WASHINGTON — As you’ve heard basically every week this season, the NFL has a ratings problem. Hell, even baseball is beating them out head-to-head for the first time in what feels like forever. Pro football is broken in many ways (especially when you consider we’ve had to suffer through tie games in consecutive weeks for the first time in 19 years), but everyone is talking about the ratings.
In a different twist from all the other suggestions floating around, I’ll outline five ways to not only get the NFL’s ratings back up, but allow them to thrive for many years to come.
1. Start a true minor league system
Remember NFL Europe? Well, you probably don’t and even if you do, it’s dead. Colleges aren’t running pro style offenses for the most part, so it’s hurting the NFL’s available talent pool –particularly at quarterback. The NBA has had a developmental league for 15 years now, and both the NHL and MLB have had minor leagues for decades. The NFL needs their own pipeline to young talent that is actively playing games and honing their skills, rather than wasting away on a practice squad. Perhaps this would open the door to more Kurt Warners, James Harrisons, and Adam Vinatieris.
2. Bring back full contact practice
The Redskins aren’t the only team in the league playing like crap for the first 2-3 weeks of the season. There’s a big difference between football in September and football in December. The reason? Practice. (Yes, we’re talkin’ about practice.)

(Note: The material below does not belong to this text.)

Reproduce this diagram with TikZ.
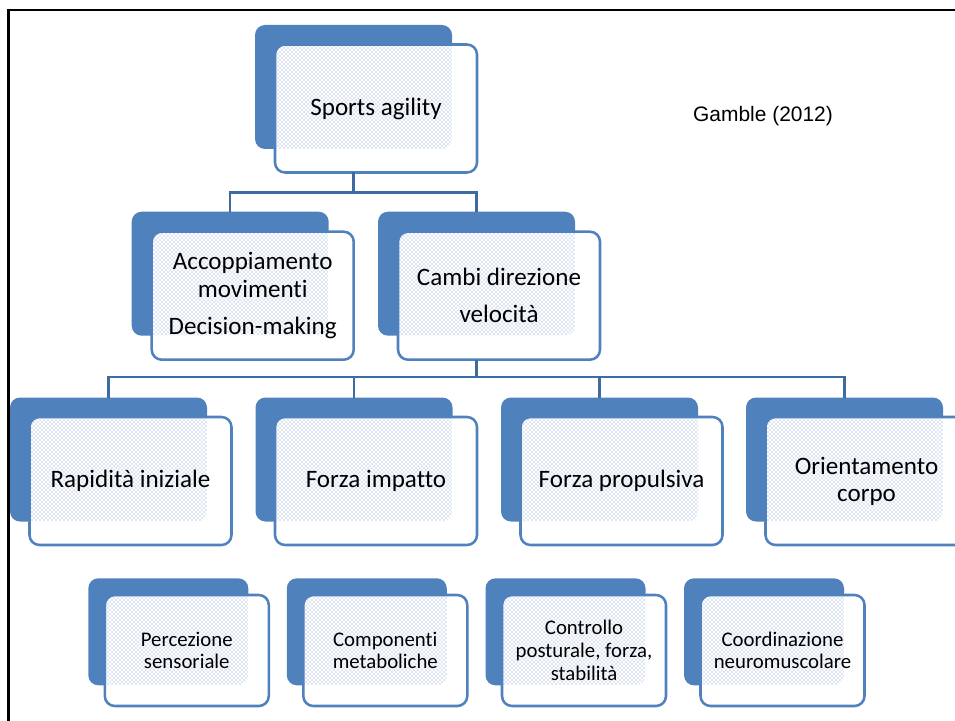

The rules prohibiting full contact practice in the offseason is also prohibiting teams from playing good, fundamentally sound football as soon as the games start to count. The widespread disinterest in playing starters during the preseason only exacerbates the problem. The only way to get good at tackling is to tackle. The only way to improve at blocking, or running, or passing is to do so at full speed on the field. And if starters can’t really do so until the third preseason game (and in some cases, the regular season opener) that’s going to make for almost a month of sloppy football. I get that the league is trying to eliminate the threat of injury in practice, but they’re in effect trading that for the threat of early season injury since the players’ bodies aren’t properly trained to take those hits.
3. Ties must die
I know I’ve spent most of the last two weeks ranting on this, but it really is mind-numbing that a multi-billion dollar professional sports league that is (allegedly) bent on player safety is willing to play 75 minutes of football without an official result. If you can ensure an overtime winner and loser in the playoffs, there’s no reason why you can’t do the same in the regular season.
The league has a chance to make the additional 15 minutes fun. Why not have a shootout scenario like hockey and soccer? Each kicker gets five attempts from different hash marks and varying distances. Maybe a scenario like this that involves both teams simultaneously vying for the winning score at the goal line (Ed. Note: Or college-style overtime!)? Or simply ditch the clock altogether in OT and play until someone wins. The league can do something innovative without having to resort to something XFL drastic.
4. More matchups, less laundry
Less is more. Especially when it comes to yellow flags.
Sunday, the Josh Norman vs. A.J. Green matchup was tainted by the amount of penalty flags, and the duel in Tampa between young gunslingers Derek Carr and Jameis Winston was marred by a combined 29 penalties, including an NFL record 23 from Oakland alone. Nobody’s paying to see Jerome Boger or the Ed Hochuli gun show (although, to his credit, his biceps are exquisite enough to merit their own Facebook fan page). Refs are there to keep law and order, not slow down the game with ticky tack fouls and incidental contact.
5. Ditch Thursday Night Football and flex schedule all primetime games
Again…if the NFL is truly mindful of player safety, there’s no logical reason why players have to be subjected to the additional wear and tear on their bodies associated with the quick turnaround from a Sunday game to a Thursday contest. Case in point: This year, the Redskins have to play the Packers in primetime Sunday night, then have to travel to Dallas to play the Cowboys on Thanksgiving Day. That’s a killer.
Furthermore, the Thursday matchups have been largely awful since the league mandated all 32 teams to play in at least one. There’s just no time and space when having Jacksonville and Tennessee as a stand alone game on a national stage is appealing.
Late in the season, flex scheduling allows the games we didn’t expect to be good to get moved to primetime (i.e. the Redskins/Cowboys duel for the NFC East crown in 2012), and the crappy games nobody on the East Coast wants to stay up until midnight to see get shuffled into the full deck of 1 p.m. Sunday games. Obviously, this can’t apply to Monday Night games (those have largely been marginalized since ESPN got the rights to MNF anyway) but at least we won’t get bored to death by awful stand alone games on Thursday and Sunday. Ditch TNF, flex SNF, and everyone will STFU and tune in.
These won’t necessarily change things overnight but they’ll certainly make the product better. I’m not sure if this will ever make its way to 345 Park Avenue, but at least you have it. Just make sure you attach it to your updated NFL Week 8 Recap.